Residential water damage from a plumbing issue is one of the most common yet often preventable disasters that can befall a homeowner. With a few simple steps we can greatly reduce our odds of being swept away from a tsunami from within.

Here are the basics:

– Anytime you will be away from home for several days or more shut off the water to the house at the water main valve outside. Pipes and fittings under pressure are subject to rupture without warning sometimes causing thousands of dollars of damage. Not sure where your shut off is? Its worth having a professional come out to show you. And of course check that outside irrigation lines do not stop working if the water main is off if shutting for an extended period of time.

– Upgrade those old washing machine hoses to stainless steel jacketed hoses. This is an easy replacement that is often overlooked because the hoses are out of sight behind the machine, but these hoses are under pressure and can break without warning to flood the entire house.

– Shut the hot and cold valves for the washing machine when not in use. Even if the hoses are in perfect shape the internal water valve inside the machine can fail resulting in just as huge a flood.

– Look at the pipes under each sink, especially the vertical pipes toward the rear. Note any tell-tale signs of rust or corrosion and replace any pipes or fittings that show the same. Pipes that are potentially weak often give you a visual warning.

– Replace any plastic water supply pipes under sinks (the thinner vertical ones toward the rear) stainless steal pipes.

– Replace your water heater if it is over 10 years old. Even though it may still be working fine the internal components begin to wear over time and can rupture without warning.

– Pay attention to any new sounds from drains and toilets or changes in the toilet water level and call us to inspect. Sometimes a sewer line backup will give an advance warning.


How to detect and prevent rats and mice from entering your home.

Regardless of how upscale your neighborhood is you can count on rats and mice looking to set up housekeeping at your place. No area is immune; these guys are everywhere and are always looking for a way in. Of course, it’s a lot easier to keep them out with good defenses than it is to get rid of them once they make your house their home.

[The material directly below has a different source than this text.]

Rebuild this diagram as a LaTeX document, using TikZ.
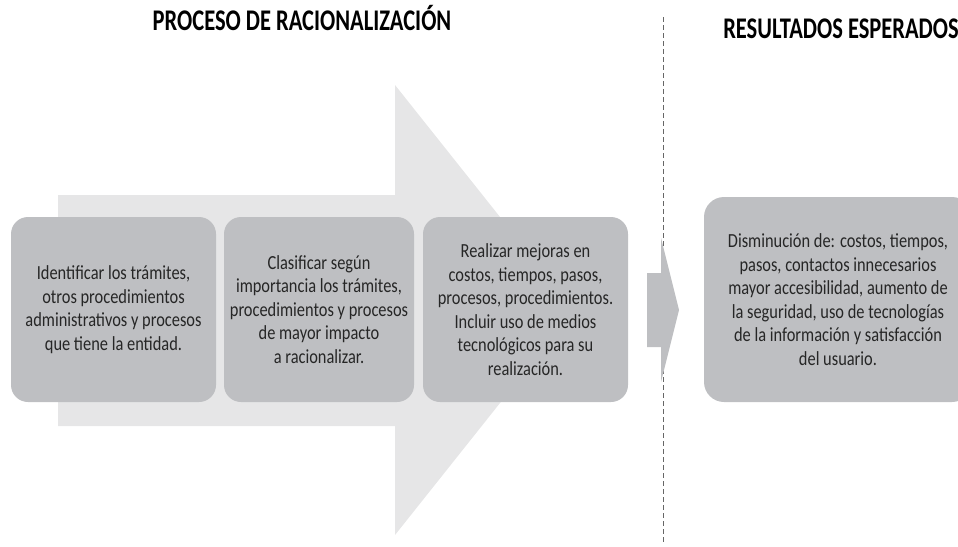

Here are some steps to take to help stave them off:

– Take a walk around your house and look carefully at the foundation for any cracks or openings. Remember that mice can get through a hole as small as a dime. Patch any holes you find.

– While walking the perimeter of your home look at your attic vents, foundation vents and crawl space access covers.
Plumbers and cable, phone and alarm installers, etc are notorious for leaving holes in the screen mesh that covers the vents and for leaving access covers off or askew. And sometimes the mesh just wears out from rust and corrosion.
Every hole is an invitation. Make these repairs asap.

– Do an inspection of any pipes that enter your home. Installers often leave a gap around the perimeter of them that can be an easy entry point.

– Look at the bottoms of all your doors. If you have any gaps greater than 3/8” you have a “welcome” sign out for them (as well as for ants, roaches, spiders and cold winter air). Repair any such openings with a door shoe or sweep.

– Check your garage door. The gap under it is often overlooked as a common entry point. If you see significant daylight when the door is shut it can sometimes be adjusted to close tighter. Or, a special garage door weatherstrip may be added to the door bottom to create a seal.

– If you feel comfortable on a ladder check your roof for access points. Builders often do not bother to seal holes under eaves (especially where roof sections come together) as their main focus is waterproofing. Rats love these areas as entryways into your nice warm attic. With a flashlight look up into any overlapping areas of your roof for openings and seal them with steel hardware cloth mesh.

– Check the ventpipes that come through the roof. Many of them have wide openings that are easy access into your house for rats and mice. They need to be screened with steel mesh.

– Same applies to your chimney. It should have a proper chimney cap which not only keeps animals out but protects from sparks that could start a roof fire.

– Trim any tree limbs that are close to or touching your roof. They act as a bridge onto your house for 4 legged vermin.

– Lastly, check your clothes dryer exhaust outlet. It should have louvers or a flap that closes securely when the machine is not in use. Inspecting your house once a year for these issues will really help you free of these uninvited guests.


Why your shower may go cold because of the water heater, and how to fix it.

If this has not happened to you yet, rest assured that sooner or later it will: You open the tap for a hot shower and out comes nothing but a stream of ice water. Whether due to a gust of wind, a glitch in the gas supply or an issue with the gas controls, when the pilot flame goes out the water will be cold in about 6 hours. But most of the time just relighting the pilot flame will get you back into business within 30 minutes and its so easy a novice can do it in less 90 seconds.

Here is how:

(suggest print these instructions and tape them to the water heater)

1) Find the control valve the front of the water heater. It will have pipes coming into it.

2) Turn the smaller control knob (usually red or black) to the ‘pilot’ position.

3) Remove the sheet metal access panel at the bottom of the tank to expose the lower service hatch.
There may be an inner panel that needs to be removed as well.

4) Locate the pilot flame orifice. This can be tricky. Follow the tubes leading from the gas control valve  through the hatch to their terminus. The pilot flame orifice is at the end (use a flashlight if necessary to find the end of the pilot tube).

5) Use a fireplace match or extended lighter to light the pilot flame AT THE SAME TIME that you are holding the red ‘pilot activation knob’ on top of the control valve down as far as it will go. A blue flame should appear within 20 seconds.

6) Continue to hold the red knob down for about 30 seconds before releasing it. The flame should continue to burn.

7) Carefully reinstall the sheet metal inner and outer panels.

8) Turn the control knob from ‘pilot’ to ‘on’ You should notice an audible “whoosh” as the main burner ignites.  Hot water awaits in about half an hour.